**Your goal:** Scan the entries below. List each line with "this".
--- start ---
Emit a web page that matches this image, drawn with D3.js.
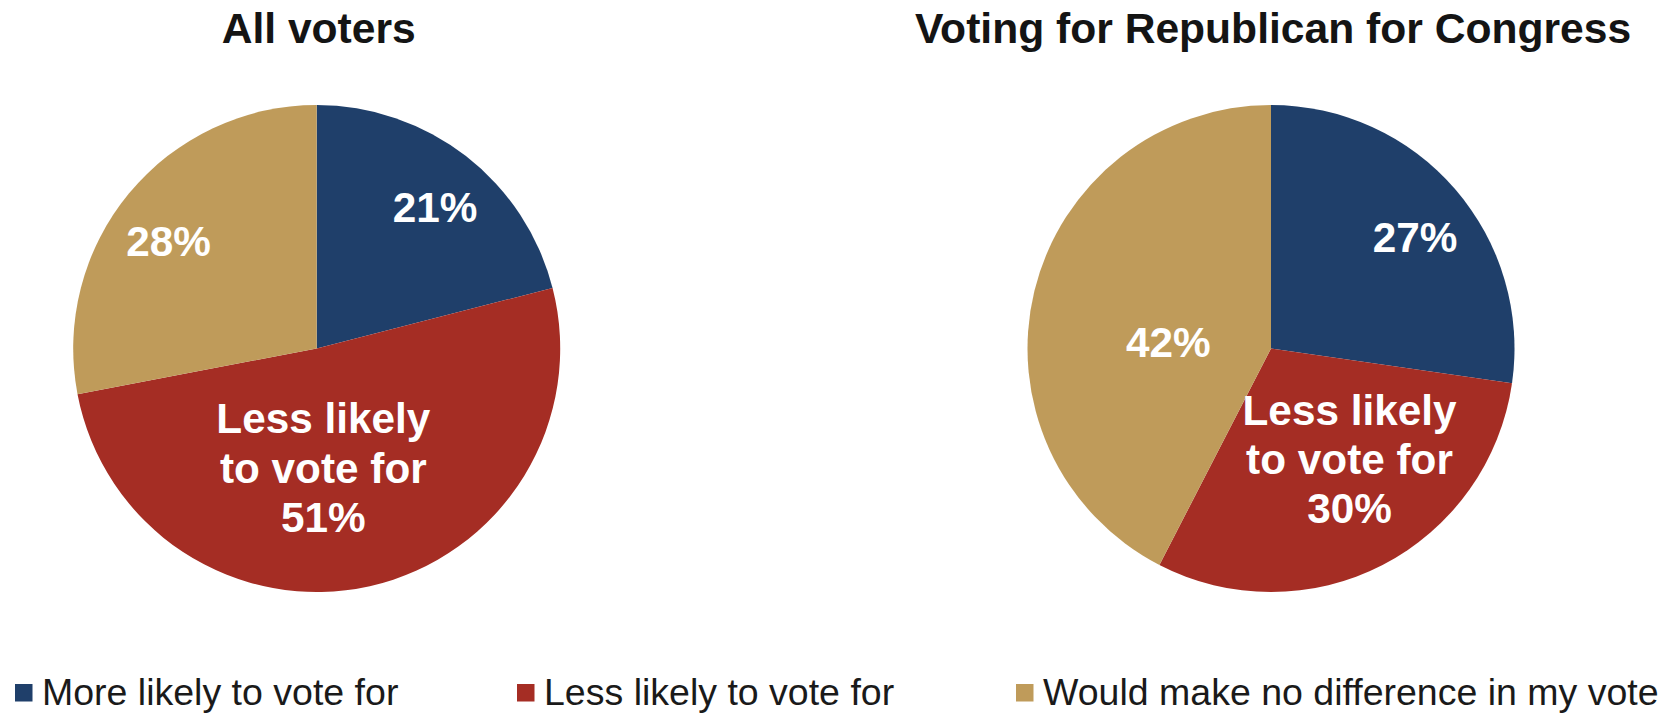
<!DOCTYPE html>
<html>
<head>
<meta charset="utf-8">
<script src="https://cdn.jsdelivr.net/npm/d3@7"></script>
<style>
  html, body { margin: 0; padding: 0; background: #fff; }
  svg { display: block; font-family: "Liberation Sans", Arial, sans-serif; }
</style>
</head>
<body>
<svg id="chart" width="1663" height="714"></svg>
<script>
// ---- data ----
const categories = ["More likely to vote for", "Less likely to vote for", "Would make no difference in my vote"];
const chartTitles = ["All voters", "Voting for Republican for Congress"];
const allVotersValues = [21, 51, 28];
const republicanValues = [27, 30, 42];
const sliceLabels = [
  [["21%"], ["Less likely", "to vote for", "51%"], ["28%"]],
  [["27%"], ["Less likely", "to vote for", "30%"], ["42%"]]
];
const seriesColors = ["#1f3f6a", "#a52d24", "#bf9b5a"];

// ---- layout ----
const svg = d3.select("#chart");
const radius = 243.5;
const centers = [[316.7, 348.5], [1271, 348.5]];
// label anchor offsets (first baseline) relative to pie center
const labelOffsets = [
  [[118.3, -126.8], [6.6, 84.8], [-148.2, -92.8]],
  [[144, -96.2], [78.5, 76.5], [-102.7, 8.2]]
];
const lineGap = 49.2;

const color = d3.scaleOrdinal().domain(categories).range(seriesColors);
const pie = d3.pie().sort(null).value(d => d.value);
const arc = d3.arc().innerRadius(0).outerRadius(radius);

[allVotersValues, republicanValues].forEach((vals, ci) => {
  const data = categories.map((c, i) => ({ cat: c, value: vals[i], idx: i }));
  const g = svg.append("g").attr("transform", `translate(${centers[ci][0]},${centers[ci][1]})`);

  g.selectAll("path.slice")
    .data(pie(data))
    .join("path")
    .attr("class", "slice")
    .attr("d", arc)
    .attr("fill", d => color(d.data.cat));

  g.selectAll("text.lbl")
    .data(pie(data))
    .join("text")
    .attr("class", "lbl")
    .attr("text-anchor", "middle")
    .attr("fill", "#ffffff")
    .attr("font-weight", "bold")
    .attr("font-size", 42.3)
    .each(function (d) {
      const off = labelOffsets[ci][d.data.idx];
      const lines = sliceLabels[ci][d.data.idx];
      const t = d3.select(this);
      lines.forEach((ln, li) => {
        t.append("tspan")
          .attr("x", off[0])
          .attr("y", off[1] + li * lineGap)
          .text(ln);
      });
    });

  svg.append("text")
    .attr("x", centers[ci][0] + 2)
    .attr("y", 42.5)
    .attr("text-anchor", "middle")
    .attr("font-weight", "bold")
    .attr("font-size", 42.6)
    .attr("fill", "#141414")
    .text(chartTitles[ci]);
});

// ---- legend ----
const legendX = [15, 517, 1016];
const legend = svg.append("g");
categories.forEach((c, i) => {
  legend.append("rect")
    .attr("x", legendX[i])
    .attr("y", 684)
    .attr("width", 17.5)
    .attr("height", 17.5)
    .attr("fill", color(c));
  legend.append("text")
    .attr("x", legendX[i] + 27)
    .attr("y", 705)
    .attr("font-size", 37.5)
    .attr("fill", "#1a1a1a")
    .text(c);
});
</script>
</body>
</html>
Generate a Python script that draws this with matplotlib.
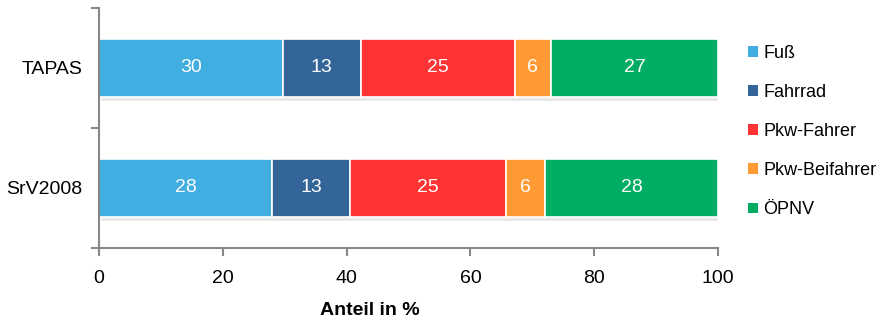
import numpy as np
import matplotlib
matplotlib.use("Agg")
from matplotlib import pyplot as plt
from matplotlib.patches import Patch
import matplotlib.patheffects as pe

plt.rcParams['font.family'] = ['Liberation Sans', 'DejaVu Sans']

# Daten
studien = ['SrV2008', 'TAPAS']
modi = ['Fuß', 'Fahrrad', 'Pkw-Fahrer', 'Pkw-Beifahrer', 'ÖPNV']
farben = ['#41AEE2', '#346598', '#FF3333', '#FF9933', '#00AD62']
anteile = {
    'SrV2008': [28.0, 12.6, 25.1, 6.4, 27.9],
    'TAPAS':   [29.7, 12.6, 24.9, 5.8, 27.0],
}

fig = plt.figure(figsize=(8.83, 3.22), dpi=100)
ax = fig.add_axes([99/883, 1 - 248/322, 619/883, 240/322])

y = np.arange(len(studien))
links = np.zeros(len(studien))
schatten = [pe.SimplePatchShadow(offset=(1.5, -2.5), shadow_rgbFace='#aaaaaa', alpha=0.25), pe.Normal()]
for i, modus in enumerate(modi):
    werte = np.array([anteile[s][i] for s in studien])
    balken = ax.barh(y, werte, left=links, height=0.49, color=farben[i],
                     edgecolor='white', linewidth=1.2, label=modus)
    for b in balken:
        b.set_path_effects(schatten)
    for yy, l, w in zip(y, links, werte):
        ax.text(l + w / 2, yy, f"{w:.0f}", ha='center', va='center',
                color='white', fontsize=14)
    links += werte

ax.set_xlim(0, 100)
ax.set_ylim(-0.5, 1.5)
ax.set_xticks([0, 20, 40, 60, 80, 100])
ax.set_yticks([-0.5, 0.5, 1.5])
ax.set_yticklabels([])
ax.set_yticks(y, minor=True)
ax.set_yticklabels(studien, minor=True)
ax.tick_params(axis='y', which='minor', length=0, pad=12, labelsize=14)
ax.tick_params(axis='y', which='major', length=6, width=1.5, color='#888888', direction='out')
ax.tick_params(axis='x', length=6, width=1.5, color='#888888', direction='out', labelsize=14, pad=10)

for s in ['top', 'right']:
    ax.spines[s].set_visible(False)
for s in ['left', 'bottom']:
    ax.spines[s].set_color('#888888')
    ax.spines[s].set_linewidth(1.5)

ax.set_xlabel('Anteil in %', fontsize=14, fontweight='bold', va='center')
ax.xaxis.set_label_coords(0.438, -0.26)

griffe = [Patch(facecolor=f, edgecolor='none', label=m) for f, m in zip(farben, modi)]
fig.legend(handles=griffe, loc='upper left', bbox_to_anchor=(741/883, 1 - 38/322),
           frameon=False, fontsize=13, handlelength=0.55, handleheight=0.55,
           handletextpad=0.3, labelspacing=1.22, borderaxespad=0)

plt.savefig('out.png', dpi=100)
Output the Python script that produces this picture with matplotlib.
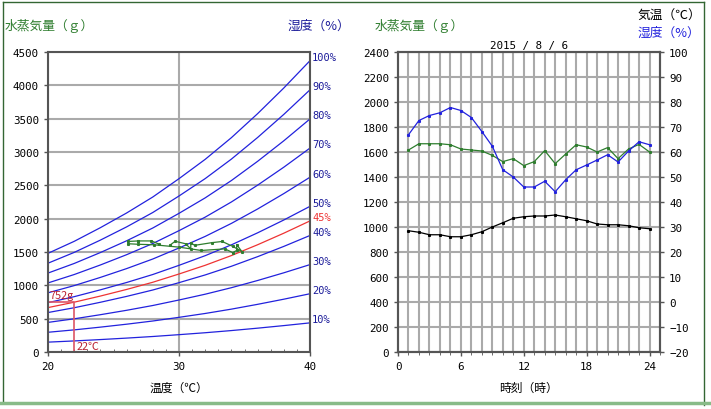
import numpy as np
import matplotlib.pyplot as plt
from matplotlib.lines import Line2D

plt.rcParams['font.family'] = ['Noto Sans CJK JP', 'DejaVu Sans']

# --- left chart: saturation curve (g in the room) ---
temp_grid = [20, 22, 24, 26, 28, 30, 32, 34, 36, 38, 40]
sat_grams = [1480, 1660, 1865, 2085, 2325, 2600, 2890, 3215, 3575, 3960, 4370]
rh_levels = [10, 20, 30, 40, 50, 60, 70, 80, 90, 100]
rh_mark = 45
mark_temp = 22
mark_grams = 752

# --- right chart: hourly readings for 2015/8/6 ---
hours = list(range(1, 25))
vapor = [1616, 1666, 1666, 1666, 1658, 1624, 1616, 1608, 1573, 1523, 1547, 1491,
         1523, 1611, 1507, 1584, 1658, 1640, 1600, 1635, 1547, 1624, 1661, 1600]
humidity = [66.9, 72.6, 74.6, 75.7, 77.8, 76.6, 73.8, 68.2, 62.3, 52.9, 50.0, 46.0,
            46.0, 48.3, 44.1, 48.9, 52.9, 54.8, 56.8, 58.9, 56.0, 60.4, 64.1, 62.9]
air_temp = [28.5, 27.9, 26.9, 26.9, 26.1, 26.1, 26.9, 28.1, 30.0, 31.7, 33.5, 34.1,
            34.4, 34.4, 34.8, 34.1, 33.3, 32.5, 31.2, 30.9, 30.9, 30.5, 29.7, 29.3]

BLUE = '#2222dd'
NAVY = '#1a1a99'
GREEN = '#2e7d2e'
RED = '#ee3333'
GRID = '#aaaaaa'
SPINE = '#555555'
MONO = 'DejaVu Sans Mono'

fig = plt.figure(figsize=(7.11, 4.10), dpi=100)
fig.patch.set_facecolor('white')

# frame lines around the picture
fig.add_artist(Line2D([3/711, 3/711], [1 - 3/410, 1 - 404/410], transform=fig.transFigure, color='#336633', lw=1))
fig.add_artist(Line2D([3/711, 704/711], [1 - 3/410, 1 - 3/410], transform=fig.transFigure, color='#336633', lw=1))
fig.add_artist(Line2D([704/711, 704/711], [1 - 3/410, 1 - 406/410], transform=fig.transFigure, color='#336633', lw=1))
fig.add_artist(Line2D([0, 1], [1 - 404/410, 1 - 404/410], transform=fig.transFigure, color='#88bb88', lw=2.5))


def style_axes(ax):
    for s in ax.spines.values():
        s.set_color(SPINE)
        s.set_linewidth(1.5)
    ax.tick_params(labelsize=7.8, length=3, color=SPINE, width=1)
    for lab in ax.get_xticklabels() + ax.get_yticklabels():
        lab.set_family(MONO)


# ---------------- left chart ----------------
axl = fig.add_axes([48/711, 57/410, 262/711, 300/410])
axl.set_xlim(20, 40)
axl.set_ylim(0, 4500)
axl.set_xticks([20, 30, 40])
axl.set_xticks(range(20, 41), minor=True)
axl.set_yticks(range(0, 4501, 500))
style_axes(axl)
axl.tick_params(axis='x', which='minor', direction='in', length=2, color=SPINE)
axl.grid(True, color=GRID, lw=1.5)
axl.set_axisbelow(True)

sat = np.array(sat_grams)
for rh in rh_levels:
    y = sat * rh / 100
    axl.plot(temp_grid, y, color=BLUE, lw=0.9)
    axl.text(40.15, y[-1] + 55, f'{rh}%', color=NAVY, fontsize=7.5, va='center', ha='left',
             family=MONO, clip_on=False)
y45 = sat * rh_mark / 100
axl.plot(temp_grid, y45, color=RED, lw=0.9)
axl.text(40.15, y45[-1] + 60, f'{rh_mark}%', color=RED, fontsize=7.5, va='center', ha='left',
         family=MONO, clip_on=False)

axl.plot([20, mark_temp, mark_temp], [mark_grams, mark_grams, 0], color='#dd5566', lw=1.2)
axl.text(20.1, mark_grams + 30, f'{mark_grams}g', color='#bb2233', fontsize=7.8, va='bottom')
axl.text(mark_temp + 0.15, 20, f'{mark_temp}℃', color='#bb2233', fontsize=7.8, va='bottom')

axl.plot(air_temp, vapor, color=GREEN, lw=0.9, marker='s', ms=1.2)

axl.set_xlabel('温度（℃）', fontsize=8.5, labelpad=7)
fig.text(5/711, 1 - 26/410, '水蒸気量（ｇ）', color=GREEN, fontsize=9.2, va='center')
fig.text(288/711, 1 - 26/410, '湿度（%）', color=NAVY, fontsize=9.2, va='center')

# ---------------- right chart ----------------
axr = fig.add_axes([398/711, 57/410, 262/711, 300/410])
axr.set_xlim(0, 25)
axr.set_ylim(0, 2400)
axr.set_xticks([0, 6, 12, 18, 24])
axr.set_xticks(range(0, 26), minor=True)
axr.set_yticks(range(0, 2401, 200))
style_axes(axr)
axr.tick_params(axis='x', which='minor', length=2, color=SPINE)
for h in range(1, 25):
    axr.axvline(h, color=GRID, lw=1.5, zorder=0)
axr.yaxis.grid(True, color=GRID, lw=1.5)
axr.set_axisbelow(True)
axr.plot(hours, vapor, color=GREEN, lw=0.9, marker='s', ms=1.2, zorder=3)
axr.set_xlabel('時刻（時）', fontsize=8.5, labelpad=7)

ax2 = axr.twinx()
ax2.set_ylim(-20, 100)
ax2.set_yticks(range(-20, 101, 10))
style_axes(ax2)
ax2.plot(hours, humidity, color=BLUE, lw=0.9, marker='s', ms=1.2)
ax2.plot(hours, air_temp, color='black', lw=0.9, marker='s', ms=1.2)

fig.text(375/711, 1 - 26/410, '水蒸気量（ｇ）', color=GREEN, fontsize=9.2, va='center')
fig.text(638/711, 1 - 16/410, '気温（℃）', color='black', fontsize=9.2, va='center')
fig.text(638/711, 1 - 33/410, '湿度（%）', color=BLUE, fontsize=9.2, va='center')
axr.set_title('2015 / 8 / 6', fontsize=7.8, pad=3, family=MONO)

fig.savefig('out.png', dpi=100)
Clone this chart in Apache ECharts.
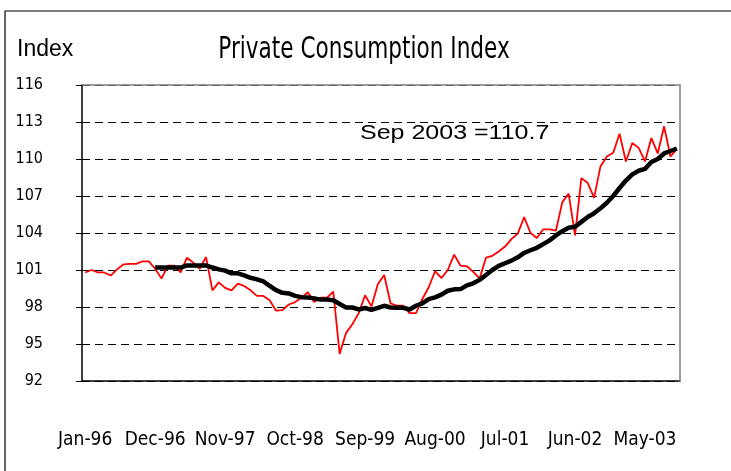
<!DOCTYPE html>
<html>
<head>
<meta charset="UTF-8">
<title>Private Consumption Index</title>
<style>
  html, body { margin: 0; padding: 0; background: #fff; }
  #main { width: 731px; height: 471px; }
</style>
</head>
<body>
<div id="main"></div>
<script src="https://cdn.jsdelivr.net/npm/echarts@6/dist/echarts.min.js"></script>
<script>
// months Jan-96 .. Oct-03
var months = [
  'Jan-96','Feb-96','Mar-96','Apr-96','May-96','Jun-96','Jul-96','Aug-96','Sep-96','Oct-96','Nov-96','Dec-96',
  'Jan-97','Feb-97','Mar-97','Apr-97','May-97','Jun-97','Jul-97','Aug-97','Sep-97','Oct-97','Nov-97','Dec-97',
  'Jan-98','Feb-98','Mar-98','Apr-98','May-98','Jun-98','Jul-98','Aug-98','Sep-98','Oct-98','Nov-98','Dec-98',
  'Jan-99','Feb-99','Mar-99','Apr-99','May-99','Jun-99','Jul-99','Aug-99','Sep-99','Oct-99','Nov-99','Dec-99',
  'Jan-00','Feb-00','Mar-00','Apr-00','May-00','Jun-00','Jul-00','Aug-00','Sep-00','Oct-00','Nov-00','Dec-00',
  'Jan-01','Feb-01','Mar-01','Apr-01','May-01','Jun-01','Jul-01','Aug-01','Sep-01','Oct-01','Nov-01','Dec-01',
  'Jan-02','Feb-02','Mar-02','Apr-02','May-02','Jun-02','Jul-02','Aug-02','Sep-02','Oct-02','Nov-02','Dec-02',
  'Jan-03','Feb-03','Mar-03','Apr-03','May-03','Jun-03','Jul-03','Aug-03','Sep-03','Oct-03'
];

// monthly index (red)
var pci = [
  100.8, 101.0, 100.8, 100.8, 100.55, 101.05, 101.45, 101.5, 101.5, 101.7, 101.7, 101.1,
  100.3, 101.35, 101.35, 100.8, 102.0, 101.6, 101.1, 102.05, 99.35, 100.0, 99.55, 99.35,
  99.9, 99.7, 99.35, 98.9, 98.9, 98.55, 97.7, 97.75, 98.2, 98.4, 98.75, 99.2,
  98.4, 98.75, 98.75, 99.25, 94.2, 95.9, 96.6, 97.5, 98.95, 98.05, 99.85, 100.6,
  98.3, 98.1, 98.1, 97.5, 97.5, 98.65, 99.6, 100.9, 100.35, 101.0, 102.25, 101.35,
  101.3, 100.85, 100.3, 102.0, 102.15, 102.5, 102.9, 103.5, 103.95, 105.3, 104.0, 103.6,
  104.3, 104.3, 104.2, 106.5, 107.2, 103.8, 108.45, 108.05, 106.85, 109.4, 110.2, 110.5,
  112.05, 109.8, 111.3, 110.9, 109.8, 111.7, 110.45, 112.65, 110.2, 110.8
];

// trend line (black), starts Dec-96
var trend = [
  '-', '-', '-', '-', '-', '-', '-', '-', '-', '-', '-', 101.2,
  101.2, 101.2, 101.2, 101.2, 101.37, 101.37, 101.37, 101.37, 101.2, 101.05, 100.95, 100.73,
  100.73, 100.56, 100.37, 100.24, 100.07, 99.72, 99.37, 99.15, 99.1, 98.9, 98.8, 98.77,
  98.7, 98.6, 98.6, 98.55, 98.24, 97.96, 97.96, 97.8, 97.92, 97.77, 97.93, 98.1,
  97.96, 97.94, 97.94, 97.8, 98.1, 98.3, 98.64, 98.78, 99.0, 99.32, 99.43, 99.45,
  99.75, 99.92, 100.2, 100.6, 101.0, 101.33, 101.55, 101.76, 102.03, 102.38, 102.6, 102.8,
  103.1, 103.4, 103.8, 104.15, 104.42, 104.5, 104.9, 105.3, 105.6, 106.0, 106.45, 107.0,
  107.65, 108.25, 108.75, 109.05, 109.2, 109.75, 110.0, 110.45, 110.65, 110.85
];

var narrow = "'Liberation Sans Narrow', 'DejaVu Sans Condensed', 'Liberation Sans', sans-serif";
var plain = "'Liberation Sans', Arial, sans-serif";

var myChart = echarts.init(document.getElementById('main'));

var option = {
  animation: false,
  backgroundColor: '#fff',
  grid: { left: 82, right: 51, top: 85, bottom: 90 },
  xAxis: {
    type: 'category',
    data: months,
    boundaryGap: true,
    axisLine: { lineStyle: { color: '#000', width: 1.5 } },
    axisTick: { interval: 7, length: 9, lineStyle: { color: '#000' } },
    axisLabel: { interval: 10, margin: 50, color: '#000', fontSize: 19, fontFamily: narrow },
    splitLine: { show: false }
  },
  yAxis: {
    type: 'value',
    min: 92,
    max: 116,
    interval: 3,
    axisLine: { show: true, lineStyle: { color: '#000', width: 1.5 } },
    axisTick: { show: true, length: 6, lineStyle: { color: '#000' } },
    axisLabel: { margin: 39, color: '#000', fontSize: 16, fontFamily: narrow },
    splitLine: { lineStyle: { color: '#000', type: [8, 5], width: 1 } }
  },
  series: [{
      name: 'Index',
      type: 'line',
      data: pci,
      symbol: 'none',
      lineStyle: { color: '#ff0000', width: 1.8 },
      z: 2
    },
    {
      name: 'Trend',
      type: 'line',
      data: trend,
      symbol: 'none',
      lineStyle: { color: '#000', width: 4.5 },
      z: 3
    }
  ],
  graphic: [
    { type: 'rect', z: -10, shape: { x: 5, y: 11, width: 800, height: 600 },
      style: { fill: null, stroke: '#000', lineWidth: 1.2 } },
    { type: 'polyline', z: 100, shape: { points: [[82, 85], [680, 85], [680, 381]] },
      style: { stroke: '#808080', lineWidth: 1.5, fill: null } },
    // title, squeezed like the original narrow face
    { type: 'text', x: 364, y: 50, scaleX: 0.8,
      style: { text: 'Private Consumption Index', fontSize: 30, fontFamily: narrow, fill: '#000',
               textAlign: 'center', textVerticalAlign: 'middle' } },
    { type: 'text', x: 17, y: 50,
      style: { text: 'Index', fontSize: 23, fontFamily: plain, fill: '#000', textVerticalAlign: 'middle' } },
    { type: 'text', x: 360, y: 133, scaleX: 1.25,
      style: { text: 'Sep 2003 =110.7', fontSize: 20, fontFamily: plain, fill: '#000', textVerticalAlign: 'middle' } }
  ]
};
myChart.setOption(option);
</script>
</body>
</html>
--- end ---
**Task answer:**
Emit a web page that matches this image, drawn with D3.js.
      const t = d3.select(this);
Generate a Python script that draws this with matplotlib.
Output the Python script that produces this picture with matplotlib.
Clone this chart in Apache ECharts.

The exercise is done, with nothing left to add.